WORK TO DO: Copy the listing verbatim, excluding any images found in it.

SUPPLIED INFORMATION:
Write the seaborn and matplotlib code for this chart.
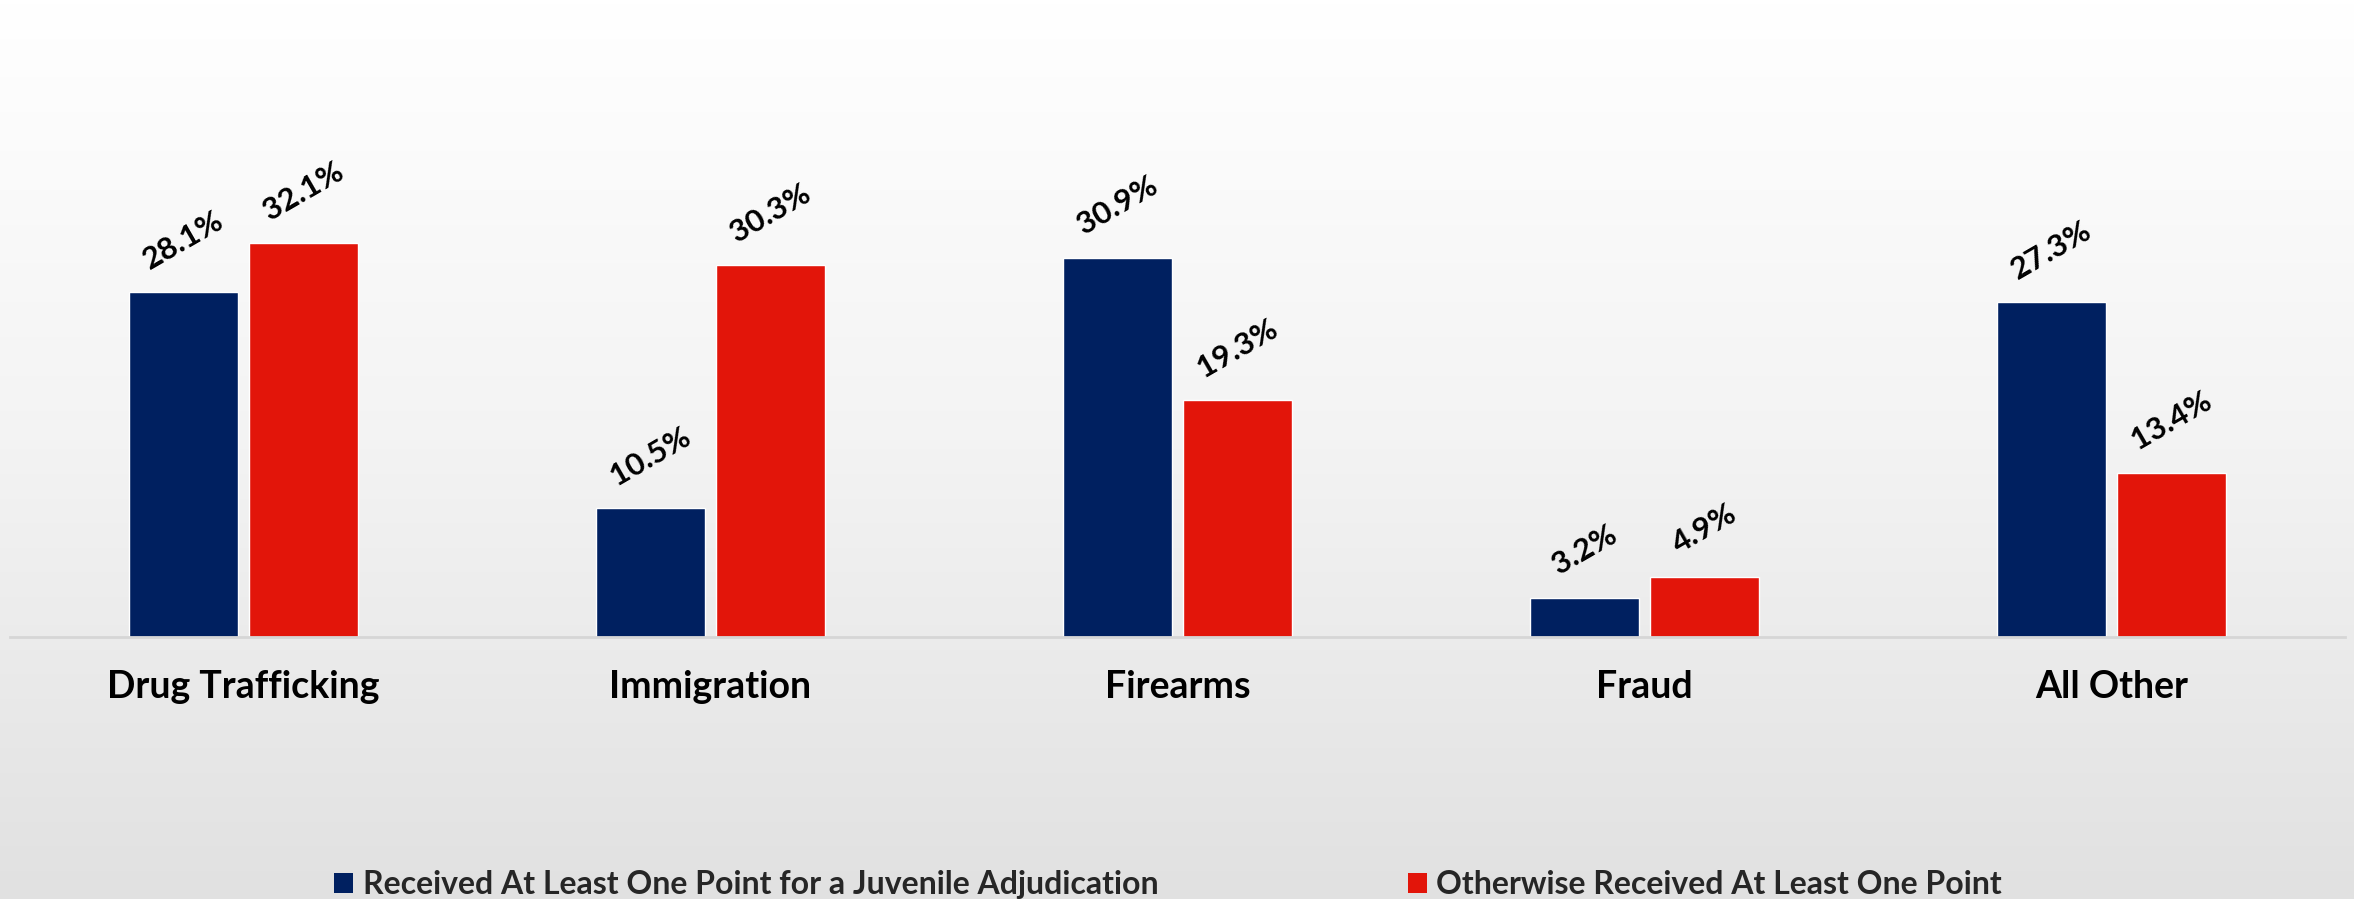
import numpy as np
import pandas as pd
import matplotlib
matplotlib.use("Agg")
import matplotlib.pyplot as plt
import seaborn as sns
from matplotlib.patches import Patch
from matplotlib.colors import LinearSegmentedColormap

categories = ["Drug Trafficking", "Immigration", "Firearms", "Fraud", "All Other"]
series_names = ["Received At Least One Point for a Juvenile Adjudication",
                "Otherwise Received At Least One Point"]
juvenile = [28.1, 10.5, 30.9, 3.2, 27.3]
otherwise = [32.1, 30.3, 19.3, 4.9, 13.4]
colors = ["#002060", "#E2150A"]

sns.set_theme(style="white")
plt.rcParams['font.family'] = ['Lato', 'DejaVu Sans']

df = pd.DataFrame({
    "category": categories * 2,
    "series": [series_names[0]] * len(categories) + [series_names[1]] * len(categories),
    "value": juvenile + otherwise,
})

W, H = 2354, 899
fig = plt.figure(figsize=(W / 100, H / 100), dpi=100)

# gradient background
bg = fig.add_axes([0, 0, 1, 1], zorder=0)
grad = np.linspace(0, 1, 256).reshape(-1, 1)
cmap = LinearSegmentedColormap.from_list("bg", ["#FFFFFF", "#F3F3F3", "#E1E1E1"])
bg.imshow(grad, aspect="auto", cmap=cmap, extent=[0, 1, 0, 1], origin="upper")
bg.axis("off")

base_y = 637
ax = fig.add_axes([10 / W, (H - base_y) / H, (2345 - 10) / W, base_y / H], zorder=1)
ax.patch.set_alpha(0)

sns.barplot(data=df, x="category", y="value", hue="series", hue_order=series_names,
            order=categories, palette=colors, width=0.513, gap=0.09, saturation=1,
            legend=False, ax=ax, errorbar=None)

ax.set_xlim(-0.5, 4.5)
ax.set_ylim(0, base_y / 12.27)
for s in ["top", "left", "right"]:
    ax.spines[s].set_visible(False)
ax.spines["bottom"].set_color("#D6D6D6")
ax.spines["bottom"].set_linewidth(2)
ax.set_xlabel("")
ax.set_ylabel("")
ax.set_yticks([])
ax.tick_params(axis="x", length=0, pad=24)
for lbl in ax.get_xticklabels():
    lbl.set_fontsize(27)
    lbl.set_fontweight("bold")
    lbl.set_color("#000000")

for cont, vals in zip(ax.containers, [juvenile, otherwise]):
    ax.bar_label(cont, labels=[f"{v:.1f}%" for v in vals], padding=13,
                 rotation=30, fontsize=22.5, fontweight="bold", color="#000000")

handles = [Patch(facecolor=c, edgecolor="none") for c in colors]
fig.legend(handles=handles, labels=series_names, loc="lower center",
           bbox_to_anchor=(1168 / W, 0.0), ncol=2, frameon=False,
           prop={"size": 23, "weight": "bold"}, handlelength=0.6, handleheight=0.6,
           handletextpad=0.3, columnspacing=7.8, borderaxespad=0, borderpad=0)

fig.savefig("out.png", dpi=100)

IN RESPONSE:
Write the seaborn and matplotlib code for this chart.
import numpy as np
import pandas as pd
import matplotlib
matplotlib.use("Agg")
import matplotlib.pyplot as plt
import seaborn as sns
from matplotlib.patches import Patch
from matplotlib.colors import LinearSegmentedColormap

categories = ["Drug Trafficking", "Immigration", "Firearms", "Fraud", "All Other"]
series_names = ["Received At Least One Point for a Juvenile Adjudication",
                "Otherwise Received At Least One Point"]
juvenile = [28.1, 10.5, 30.9, 3.2, 27.3]
otherwise = [32.1, 30.3, 19.3, 4.9, 13.4]
colors = ["#002060", "#E2150A"]

sns.set_theme(style="white")
plt.rcParams['font.family'] = ['Lato', 'DejaVu Sans']

df = pd.DataFrame({
    "category": categories * 2,
    "series": [series_names[0]] * len(categories) + [series_names[1]] * len(categories),
    "value": juvenile + otherwise,
})

W, H = 2354, 899
fig = plt.figure(figsize=(W / 100, H / 100), dpi=100)

# gradient background
bg = fig.add_axes([0, 0, 1, 1], zorder=0)
grad = np.linspace(0, 1, 256).reshape(-1, 1)
cmap = LinearSegmentedColormap.from_list("bg", ["#FFFFFF", "#F3F3F3", "#E1E1E1"])
bg.imshow(grad, aspect="auto", cmap=cmap, extent=[0, 1, 0, 1], origin="upper")
bg.axis("off")

base_y = 637
ax = fig.add_axes([10 / W, (H - base_y) / H, (2345 - 10) / W, base_y / H], zorder=1)
ax.patch.set_alpha(0)

sns.barplot(data=df, x="category", y="value", hue="series", hue_order=series_names,
            order=categories, palette=colors, width=0.513, gap=0.09, saturation=1,
            legend=False, ax=ax, errorbar=None)

ax.set_xlim(-0.5, 4.5)
ax.set_ylim(0, base_y / 12.27)
for s in ["top", "left", "right"]:
    ax.spines[s].set_visible(False)
ax.spines["bottom"].set_color("#D6D6D6")
ax.spines["bottom"].set_linewidth(2)
ax.set_xlabel("")
ax.set_ylabel("")
ax.set_yticks([])
ax.tick_params(axis="x", length=0, pad=24)
for lbl in ax.get_xticklabels():
    lbl.set_fontsize(27)
    lbl.set_fontweight("bold")
    lbl.set_color("#000000")

for cont, vals in zip(ax.containers, [juvenile, otherwise]):
    ax.bar_label(cont, labels=[f"{v:.1f}%" for v in vals], padding=13,
                 rotation=30, fontsize=22.5, fontweight="bold", color="#000000")

handles = [Patch(facecolor=c, edgecolor="none") for c in colors]
fig.legend(handles=handles, labels=series_names, loc="lower center",
           bbox_to_anchor=(1168 / W, 0.0), ncol=2, frameon=False,
           prop={"size": 23, "weight": "bold"}, handlelength=0.6, handleheight=0.6,
           handletextpad=0.3, columnspacing=7.8, borderaxespad=0, borderpad=0)

fig.savefig("out.png", dpi=100)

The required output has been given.